If you need a reason for optimism about the future of the country, here’s one. More and more states are embracing universal school choice.

On Tuesday, Texas held its primary runoff elections. That’s not usually national news, but it was this year. Texas is a reliably Republican state. Despite a strong push from Texas Gov. Greg Abbott and controlling both houses in the Legislature, Republicans couldn’t pass a school choice bill last year. The problem was that 21 Republicans in the Texas House opposed it.

Most of them won’t be back. Five retired and were replaced by school choice supporters. In the March primary, six incumbents lost. In the recent primary runoff, voters sent another three incumbents packing.

“The Texas Legislature now has enough votes to pass school choice,” Abbott wrote on X after the election.

Eleven states, including Arizona and Utah, have universal school choice. School choice gives parents access to a portion of the money the government would have spent if their child enrolled in public school. Parents can use that money to pay for private school tuition. In some programs, they can use it for home-school expenses.

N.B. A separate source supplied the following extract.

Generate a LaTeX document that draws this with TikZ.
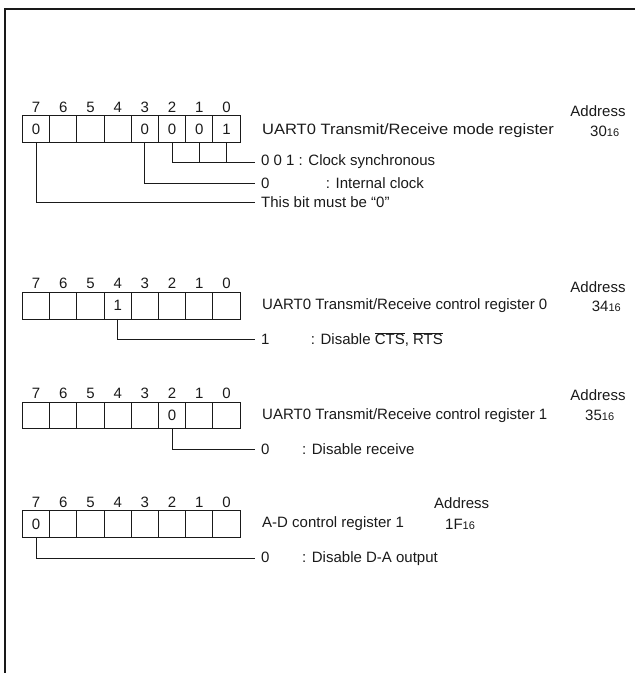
\documentclass[tikz,border=0pt]{standalone}
\usepackage{fontspec}
\setmainfont{Liberation Sans}
\newfontfamily\widesans{Liberation Sans}[FakeStretch=1.1]
\usetikzlibrary{positioning}
\definecolor{Ink}{HTML}{1A1A1A}
\newcommand{\hexsub}[1]{{\fontsize{11}{12}\selectfont #1}}

\begin{document}
\begin{tikzpicture}[x=1pt,y=-1pt,
    cell/.style={draw=Ink,line width=0.9pt,minimum width=27.2pt,minimum height=26.5pt,
      inner sep=0pt,outer sep=0pt},
    bitno/.style={inner sep=0pt,text=Ink,font=\fontsize{15}{18}\selectfont},
    val/.style={inner sep=0pt,text=Ink,font=\fontsize{15}{18}\selectfont},
    txt/.style={anchor=west,inner sep=0pt,text=Ink,font=\fontsize{15}{18}\selectfont},
    addr/.style={inner sep=0pt,text=Ink,font=\fontsize{15}{18}\selectfont},
    desc/.style={anchor=west,inner xsep=6pt,inner ysep=0pt,text=Ink,
      font=\fontsize{15}{18}\selectfont},
    lead/.style={draw=Ink,line width=0.9pt}]
  \useasboundingbox (0,0) rectangle (635,673);
  % frame
  \draw[line width=2.4pt,black!90] (5,690) -- (5,9) -- (650,9);
  % bit cells and bit numbers
  \foreach \rg/\y in {a/129,b/305.7,c/415.5,d/524}{
    \foreach \bit in {0,...,7}{
      \node[cell] (\rg\bit) at ({36.1+27.2*(7-\bit)},\y) {};
      \node[bitno] (\rg n\bit) at ({36.1+27.2*(7-\bit)},{\y-22}) {\bit};
    }
  }
  % bit values
  \node[val] (va7) at (a7) {0};
  \node[val] (va3) at (a3) {0};
  \node[val] (va2) at (a2) {0};
  \node[val] (va1) at (a1) {0};
  \node[val] (va0) at (a0) {1};
  \node[val] (vb4) at (b4) {1};
  \node[val] (vc2) at (c2) {0};
  \node[val] (vd7) at (d7) {0};
  % register names and addresses
  \node[txt] (ta) at (262,131) {\widesans UART0 Transmit/Receive mode register};
  \node[txt] (tb) at (262,306) {UART0 Transmit/Receive control register 0};
  \node[txt] (tc) at (262,415.5) {UART0 Transmit/Receive control register 1};
  \node[txt] (td) at (262,524) {A-D control register 1};
  \node[addr] (adra) at (598,110.7) {Address};
  \node[addr] (adrb) at (598,287) {Address};
  \node[addr] (adrc) at (598,395) {Address};
  \node[addr] (adrd) at (461.7,503.3) {Address};
  \node[txt] (numa) at (590,131) {30\hexsub{16}};
  \node[txt] (numb) at (591.7,306) {34\hexsub{16}};
  \node[txt] (numc) at (585,415.5) {35\hexsub{16}};
  \node[txt] (numd) at (445,524) {1F\hexsub{16}};
  % bit descriptions
  \node[desc] (da1) at (255,162) {0 0 1 : Clock synchronous};
  \node[desc] (da2) at (255,183) {\makebox[64.7pt][l]{0}: Internal clock};
  \node[desc] (da3) at (255,202.5) {This bit must be “0”};
  \node[desc] (db1) at (255,339.5) {\makebox[49.7pt][l]{1}: Disable
    $\overline{\mbox{CTS}}$, $\overline{\mbox{RTS}}$};
  \node[desc] (dc1) at (255,449.5) {\makebox[41pt][l]{0}: Disable receive};
  \node[desc] (dd1) at (255,558.5) {\makebox[41pt][l]{0}: Disable D-A output};
  % leader lines
  \draw[lead] (a2.south) |- (da1.west);
  \draw[lead] (a1.south) -- (a1.south |- da1.west);
  \draw[lead] (a0.south) -- (a0.south |- da1.west);
  \draw[lead] (a3.south) |- (da2.west);
  \draw[lead] (a7.south) |- (da3.west);
  \draw[lead] (b4.south) |- (db1.west);
  \draw[lead] (c2.south) |- (dc1.west);
  \draw[lead] (d7.south) |- (dd1.west);
\end{tikzpicture}
\end{document}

Those 11 states are home to around 23 percent of all public school students. By itself, Texas has more than 11 percent of the all public school students in the country. If Texas passes universal school choice, more than one-third of public school students will have access to choice.

School choice supporters see more opportunities in the near future. For one, Louisiana is on the verge of passing universal school choice. Former Arizona Gov. Doug Ducey, a school choice champion, wants to see 26 states adopt it by 2026.

The implications could save the country. Start with the obvious. Traditional public schools do a terrible job educating children. Nationally, just one-third of fourth graders are proficient in reading, according to the Nation’s Report Card. In Nevada, it’s 27 percent.

Well-designed school choice programs improve student achievement. That’s not just true for students who participate in them. It’s true for students who remain in traditional public schools.

That’s because incentives matter. In most states, poor results allow the education blob to demand more money. That has been happening in Nevada for decades. That doesn’t improve results, but it does enrich the adults in the system.

School choice flips those incentives. If schools can’t attract parents, they lose dollars. Little wonder that they soon figure out ways to improve achievement. A few places to start: ban cellphones, restore grading standards and discipline students for bad behavior.

Students who succeed in school have better life outcomes. High school graduates have higher incomes and longer lives. They’re less likely to be imprisoned or unemployed. By improving education results, school choice will have long-run economic benefits for society.

But school choice offers hope in a more fundamental area. The left has spent decades infiltrating education schools and training teachers in liberal ideology. It shows. As shocked parents learned during COVID virtual lessons, many teachers and school districts actively indoctrinate students in leftist concepts, such as critical race theory. Students are taught to despise America and its history. Schools supply students with sexually explicit books. Some start sex education in kindergarten. Some schools will help a child pretend to switch their sex and hide it from the child’s parents.

School choice gives parents a chance to find a campus that offers a quality education and respects their values.

The results may take decades to fully see, but universal school offers hope that the next generation will be able to read, think critically and love America. No wonder the left hates it so much.